*WORK TO DO*: Retype the whole listing, please, keeping every line exact and dropping the pictures.
'''
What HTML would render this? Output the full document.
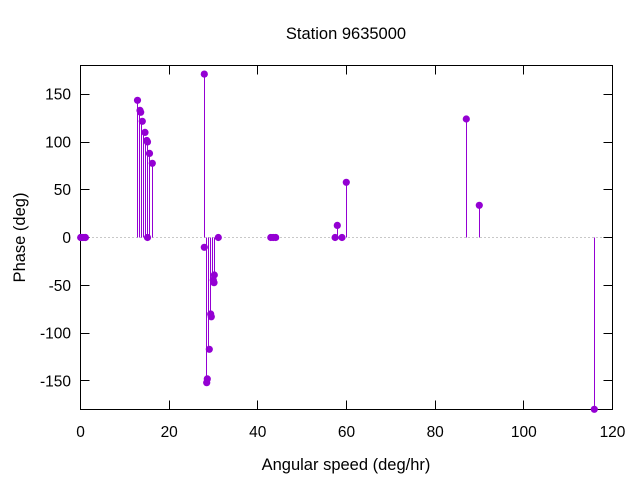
<!DOCTYPE html>
<html>
<head>
<meta charset="utf-8">
<style>
html,body{margin:0;padding:0;background:#fff;}
svg{display:block;font-family:"Liberation Sans","DejaVu Sans",sans-serif;}
</style>
</head>
<body>
<svg width="640" height="480" viewBox="0 0 640 480" xmlns="http://www.w3.org/2000/svg">
<rect width="640" height="480" fill="#fff"/>
<!-- zero axis -->
<line x1="80.5" y1="237.5" x2="612.5" y2="237.5" stroke="#909090" stroke-width="1" stroke-dasharray="1,3"/>
<!-- border -->
<rect x="80.5" y="65.5" width="532" height="344" fill="none" stroke="#000" stroke-width="1"/>
<!-- ticks -->
<g stroke="#000" stroke-width="1">
<line x1="80.5" y1="94.5" x2="89.5" y2="94.5"/><line x1="612.5" y1="94.5" x2="603.5" y2="94.5"/>
<line x1="80.5" y1="142.5" x2="89.5" y2="142.5"/><line x1="612.5" y1="142.5" x2="603.5" y2="142.5"/>
<line x1="80.5" y1="189.5" x2="89.5" y2="189.5"/><line x1="612.5" y1="189.5" x2="603.5" y2="189.5"/>
<line x1="80.5" y1="237.5" x2="89.5" y2="237.5"/><line x1="612.5" y1="237.5" x2="603.5" y2="237.5"/>
<line x1="80.5" y1="285.5" x2="89.5" y2="285.5"/><line x1="612.5" y1="285.5" x2="603.5" y2="285.5"/>
<line x1="80.5" y1="333.5" x2="89.5" y2="333.5"/><line x1="612.5" y1="333.5" x2="603.5" y2="333.5"/>
<line x1="80.5" y1="380.5" x2="89.5" y2="380.5"/><line x1="612.5" y1="380.5" x2="603.5" y2="380.5"/>
<line x1="169.5" y1="409.5" x2="169.5" y2="400.5"/><line x1="169.5" y1="65.5" x2="169.5" y2="74.5"/>
<line x1="257.5" y1="409.5" x2="257.5" y2="400.5"/><line x1="257.5" y1="65.5" x2="257.5" y2="74.5"/>
<line x1="346.5" y1="409.5" x2="346.5" y2="400.5"/><line x1="346.5" y1="65.5" x2="346.5" y2="74.5"/>
<line x1="435.5" y1="409.5" x2="435.5" y2="400.5"/><line x1="435.5" y1="65.5" x2="435.5" y2="74.5"/>
<line x1="523.5" y1="409.5" x2="523.5" y2="400.5"/><line x1="523.5" y1="65.5" x2="523.5" y2="74.5"/>
</g>
<!-- tick labels -->
<g font-size="15.5" fill="#000" text-anchor="end">
<text x="71" y="99.7">150</text>
<text x="71" y="147.4">100</text>
<text x="71" y="195.2">50</text>
<text x="71" y="243">0</text>
<text x="71" y="290.8">-50</text>
<text x="71" y="338.6">-100</text>
<text x="71" y="386.3">-150</text>
</g>
<g font-size="15.5" fill="#000" text-anchor="middle">
<text x="80.5" y="437">0</text>
<text x="169.2" y="437">20</text>
<text x="257.8" y="437">40</text>
<text x="346.5" y="437">60</text>
<text x="435.2" y="437">80</text>
<text x="523.8" y="437">100</text>
<text x="612.5" y="437">120</text>
</g>
<!-- titles -->
<text x="346" y="39" font-size="16.5" text-anchor="middle" fill="#000">Station 9635000</text>
<text x="346" y="470" font-size="16.5" text-anchor="middle" fill="#000">Angular speed (deg/hr)</text>
<text transform="translate(25,237.5) rotate(-90)" font-size="16.5" text-anchor="middle" fill="#000">Phase (deg)</text>
<!-- impulses -->
<g stroke="#9400d3" stroke-width="1">
<line x1="137.5" y1="237.5" x2="137.5" y2="100.3"/>
<line x1="139.5" y1="237.5" x2="139.5" y2="110.4"/>
<line x1="141.5" y1="237.5" x2="141.5" y2="121.3"/>
<line x1="143.5" y1="237.5" x2="143.5" y2="132.4"/>
<line x1="145.5" y1="237.5" x2="145.5" y2="140.5"/>
<line x1="147.5" y1="237.5" x2="147.5" y2="141.9"/>
<line x1="149.5" y1="237.5" x2="149.5" y2="153.4"/>
<line x1="152.5" y1="237.5" x2="152.5" y2="163.3"/>
<line x1="204.5" y1="237.5" x2="204.5" y2="74.1"/>
<line x1="206.5" y1="237.5" x2="206.5" y2="382.7"/>
<line x1="208.5" y1="237.5" x2="208.5" y2="349.3"/>
<line x1="210.5" y1="237.5" x2="210.5" y2="316.8"/>
<line x1="212.5" y1="237.5" x2="212.5" y2="282.4"/>
<line x1="214.5" y1="237.5" x2="214.5" y2="274.8"/>
<line x1="337.5" y1="237.5" x2="337.5" y2="225.4"/>
<line x1="346.5" y1="237.5" x2="346.5" y2="182.3"/>
<line x1="466.5" y1="237.5" x2="466.5" y2="119.0"/>
<line x1="479.5" y1="237.5" x2="479.5" y2="205.3"/>
<line x1="594.5" y1="237.5" x2="594.5" y2="409.3"/>
</g>
<!-- points -->
<g fill="#9400d3">
<circle cx="80.7" cy="237.5" r="3.6"/>
<circle cx="80.9" cy="237.5" r="3.6"/>
<circle cx="82.9" cy="237.5" r="3.6"/>
<circle cx="85.0" cy="237.5" r="3.6"/>
<circle cx="85.4" cy="237.5" r="3.6"/>
<circle cx="137.5" cy="100.3" r="3.6"/>
<circle cx="140.0" cy="110.4" r="3.6"/>
<circle cx="140.7" cy="112.3" r="3.6"/>
<circle cx="142.3" cy="121.3" r="3.6"/>
<circle cx="145.0" cy="132.4" r="3.6"/>
<circle cx="146.8" cy="140.5" r="3.6"/>
<circle cx="147.5" cy="237.5" r="3.6"/>
<circle cx="147.5" cy="141.9" r="3.6"/>
<circle cx="149.5" cy="153.4" r="3.6"/>
<circle cx="152.3" cy="163.3" r="3.6"/>
<circle cx="204.3" cy="74.1" r="3.6"/>
<circle cx="204.3" cy="247.3" r="3.6"/>
<circle cx="206.7" cy="382.7" r="3.6"/>
<circle cx="207.3" cy="378.9" r="3.6"/>
<circle cx="209.3" cy="349.3" r="3.6"/>
<circle cx="210.7" cy="314.0" r="3.6"/>
<circle cx="211.3" cy="316.8" r="3.6"/>
<circle cx="213.3" cy="280.0" r="3.6"/>
<circle cx="214.0" cy="282.7" r="3.6"/>
<circle cx="214.3" cy="275.0" r="3.6"/>
<circle cx="218.3" cy="237.5" r="3.6"/>
<circle cx="270.8" cy="237.5" r="3.6"/>
<circle cx="273.2" cy="237.5" r="3.6"/>
<circle cx="275.7" cy="237.5" r="3.6"/>
<circle cx="335.1" cy="237.5" r="3.6"/>
<circle cx="337.3" cy="225.4" r="3.6"/>
<circle cx="342.0" cy="237.5" r="3.6"/>
<circle cx="346.3" cy="182.3" r="3.6"/>
<circle cx="466.3" cy="119.0" r="3.6"/>
<circle cx="479.3" cy="205.3" r="3.6"/>
<circle cx="594.3" cy="409.3" r="3.6"/>
</g>
</svg>
</body>
</html>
'''
*FINAL RESULT*:
What HTML would render this? Output the full document.
<!DOCTYPE html>
<html>
<head>
<meta charset="utf-8">
<style>
html,body{margin:0;padding:0;background:#fff;}
svg{display:block;font-family:"Liberation Sans","DejaVu Sans",sans-serif;}
</style>
</head>
<body>
<svg width="640" height="480" viewBox="0 0 640 480" xmlns="http://www.w3.org/2000/svg">
<rect width="640" height="480" fill="#fff"/>
<!-- zero axis -->
<line x1="80.5" y1="237.5" x2="612.5" y2="237.5" stroke="#909090" stroke-width="1" stroke-dasharray="1,3"/>
<!-- border -->
<rect x="80.5" y="65.5" width="532" height="344" fill="none" stroke="#000" stroke-width="1"/>
<!-- ticks -->
<g stroke="#000" stroke-width="1">
<line x1="80.5" y1="94.5" x2="89.5" y2="94.5"/><line x1="612.5" y1="94.5" x2="603.5" y2="94.5"/>
<line x1="80.5" y1="142.5" x2="89.5" y2="142.5"/><line x1="612.5" y1="142.5" x2="603.5" y2="142.5"/>
<line x1="80.5" y1="189.5" x2="89.5" y2="189.5"/><line x1="612.5" y1="189.5" x2="603.5" y2="189.5"/>
<line x1="80.5" y1="237.5" x2="89.5" y2="237.5"/><line x1="612.5" y1="237.5" x2="603.5" y2="237.5"/>
<line x1="80.5" y1="285.5" x2="89.5" y2="285.5"/><line x1="612.5" y1="285.5" x2="603.5" y2="285.5"/>
<line x1="80.5" y1="333.5" x2="89.5" y2="333.5"/><line x1="612.5" y1="333.5" x2="603.5" y2="333.5"/>
<line x1="80.5" y1="380.5" x2="89.5" y2="380.5"/><line x1="612.5" y1="380.5" x2="603.5" y2="380.5"/>
<line x1="169.5" y1="409.5" x2="169.5" y2="400.5"/><line x1="169.5" y1="65.5" x2="169.5" y2="74.5"/>
<line x1="257.5" y1="409.5" x2="257.5" y2="400.5"/><line x1="257.5" y1="65.5" x2="257.5" y2="74.5"/>
<line x1="346.5" y1="409.5" x2="346.5" y2="400.5"/><line x1="346.5" y1="65.5" x2="346.5" y2="74.5"/>
<line x1="435.5" y1="409.5" x2="435.5" y2="400.5"/><line x1="435.5" y1="65.5" x2="435.5" y2="74.5"/>
<line x1="523.5" y1="409.5" x2="523.5" y2="400.5"/><line x1="523.5" y1="65.5" x2="523.5" y2="74.5"/>
</g>
<!-- tick labels -->
<g font-size="15.5" fill="#000" text-anchor="end">
<text x="71" y="99.7">150</text>
<text x="71" y="147.4">100</text>
<text x="71" y="195.2">50</text>
<text x="71" y="243">0</text>
<text x="71" y="290.8">-50</text>
<text x="71" y="338.6">-100</text>
<text x="71" y="386.3">-150</text>
</g>
<g font-size="15.5" fill="#000" text-anchor="middle">
<text x="80.5" y="437">0</text>
<text x="169.2" y="437">20</text>
<text x="257.8" y="437">40</text>
<text x="346.5" y="437">60</text>
<text x="435.2" y="437">80</text>
<text x="523.8" y="437">100</text>
<text x="612.5" y="437">120</text>
</g>
<!-- titles -->
<text x="346" y="39" font-size="16.5" text-anchor="middle" fill="#000">Station 9635000</text>
<text x="346" y="470" font-size="16.5" text-anchor="middle" fill="#000">Angular speed (deg/hr)</text>
<text transform="translate(25,237.5) rotate(-90)" font-size="16.5" text-anchor="middle" fill="#000">Phase (deg)</text>
<!-- impulses -->
<g stroke="#9400d3" stroke-width="1">
<line x1="137.5" y1="237.5" x2="137.5" y2="100.3"/>
<line x1="139.5" y1="237.5" x2="139.5" y2="110.4"/>
<line x1="141.5" y1="237.5" x2="141.5" y2="121.3"/>
<line x1="143.5" y1="237.5" x2="143.5" y2="132.4"/>
<line x1="145.5" y1="237.5" x2="145.5" y2="140.5"/>
<line x1="147.5" y1="237.5" x2="147.5" y2="141.9"/>
<line x1="149.5" y1="237.5" x2="149.5" y2="153.4"/>
<line x1="152.5" y1="237.5" x2="152.5" y2="163.3"/>
<line x1="204.5" y1="237.5" x2="204.5" y2="74.1"/>
<line x1="206.5" y1="237.5" x2="206.5" y2="382.7"/>
<line x1="208.5" y1="237.5" x2="208.5" y2="349.3"/>
<line x1="210.5" y1="237.5" x2="210.5" y2="316.8"/>
<line x1="212.5" y1="237.5" x2="212.5" y2="282.4"/>
<line x1="214.5" y1="237.5" x2="214.5" y2="274.8"/>
<line x1="337.5" y1="237.5" x2="337.5" y2="225.4"/>
<line x1="346.5" y1="237.5" x2="346.5" y2="182.3"/>
<line x1="466.5" y1="237.5" x2="466.5" y2="119.0"/>
<line x1="479.5" y1="237.5" x2="479.5" y2="205.3"/>
<line x1="594.5" y1="237.5" x2="594.5" y2="409.3"/>
</g>
<!-- points -->
<g fill="#9400d3">
<circle cx="80.7" cy="237.5" r="3.6"/>
<circle cx="80.9" cy="237.5" r="3.6"/>
<circle cx="82.9" cy="237.5" r="3.6"/>
<circle cx="85.0" cy="237.5" r="3.6"/>
<circle cx="85.4" cy="237.5" r="3.6"/>
<circle cx="137.5" cy="100.3" r="3.6"/>
<circle cx="140.0" cy="110.4" r="3.6"/>
<circle cx="140.7" cy="112.3" r="3.6"/>
<circle cx="142.3" cy="121.3" r="3.6"/>
<circle cx="145.0" cy="132.4" r="3.6"/>
<circle cx="146.8" cy="140.5" r="3.6"/>
<circle cx="147.5" cy="237.5" r="3.6"/>
<circle cx="147.5" cy="141.9" r="3.6"/>
<circle cx="149.5" cy="153.4" r="3.6"/>
<circle cx="152.3" cy="163.3" r="3.6"/>
<circle cx="204.3" cy="74.1" r="3.6"/>
<circle cx="204.3" cy="247.3" r="3.6"/>
<circle cx="206.7" cy="382.7" r="3.6"/>
<circle cx="207.3" cy="378.9" r="3.6"/>
<circle cx="209.3" cy="349.3" r="3.6"/>
<circle cx="210.7" cy="314.0" r="3.6"/>
<circle cx="211.3" cy="316.8" r="3.6"/>
<circle cx="213.3" cy="280.0" r="3.6"/>
<circle cx="214.0" cy="282.7" r="3.6"/>
<circle cx="214.3" cy="275.0" r="3.6"/>
<circle cx="218.3" cy="237.5" r="3.6"/>
<circle cx="270.8" cy="237.5" r="3.6"/>
<circle cx="273.2" cy="237.5" r="3.6"/>
<circle cx="275.7" cy="237.5" r="3.6"/>
<circle cx="335.1" cy="237.5" r="3.6"/>
<circle cx="337.3" cy="225.4" r="3.6"/>
<circle cx="342.0" cy="237.5" r="3.6"/>
<circle cx="346.3" cy="182.3" r="3.6"/>
<circle cx="466.3" cy="119.0" r="3.6"/>
<circle cx="479.3" cy="205.3" r="3.6"/>
<circle cx="594.3" cy="409.3" r="3.6"/>
</g>
</svg>
</body>
</html>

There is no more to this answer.